I am preparing an article on Bruno Pinchard’s book Une philosophie de l’initiation, 2016. Initiation in terms of Masonic rituals. I think it opens views on the reasons and aims of Roy Hart’s ritual theatre.

[11] Regarding Wolfsohn, the one « thesis » that I sometimes encouraged was on the opposition between him and his almost exact contemporary: Marcel Duchamp. But then, I studied Fine Arts, and Duchamp was everywhere. Wolfsohn, practically nowhere.

[12] A historic note: James Hillman visited Malerargues on three occasions – he also presided the Myth and Theatre Festival. He gave lectures and commented laboratories – he even had voice lessons with Liza Mayer. He immediately knew why I was tackling a performance on Hitler when I told him of my plans shortly before his death: “Of course, the voice.” Practically all the important figures of Jungian thought (or by then post-Jungian) came to Malerargues. Very few locals were interested. The Festival moved to La Chartreuse of Villeneuve lez Avignon. Jung’s terminology now pervades New Age circles: self, ego, anima, individuation, union of opposites, etc. Jung was indeed a colossal thinker-psychologist of his time.

[13] As an introduction to Jung I recommend: Cult Fictions: C. G. Jung and the Founding of Analytical Psychology, 1998. I describe it is as a back-door entrance into Jung’s thinking: it is a reply by Sonu Shamdasani to Richard Noll who accused Jung of wanting to create a sect with him as a new Aryan Christ(!) Sonu maintains that Jung was addressing the religious void left by Nietzsche’s demise of divinity.
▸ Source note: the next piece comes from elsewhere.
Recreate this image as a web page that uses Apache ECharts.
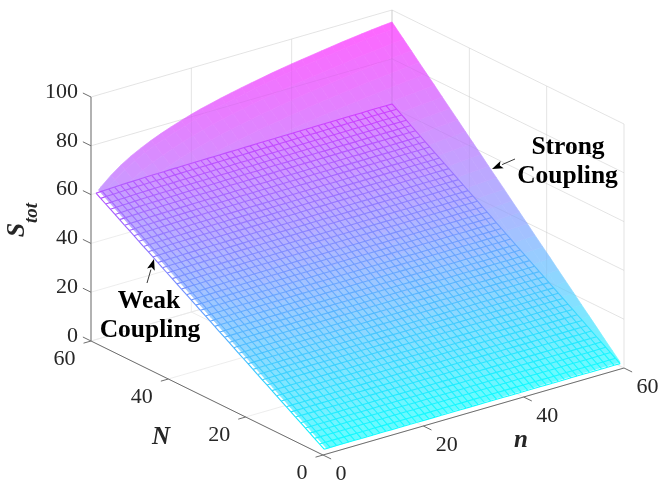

He analyses how Jung’s notion of Self came to replace God. A friend and a scholar (and not a “Jungian”) who lectured many times at our festival, Sonu is radical: “I travel light: I have no self”; he calls upon each person’s right to “self-definition”. Check the polemics in the Amazon comments. He also wrote, following another (huge) polemic: C. G. Jung: A Biography in Books. 2012. And he is the editor of Jung’s The Red Book.

[14] Mind you, when I was (rather) young and first heard of Alfred Wolfsohn’s theories, I thought he had « invented » the voice! Another reason to read Steven Connor’s book: Dumbstruck, A cultural history of ventriloquism.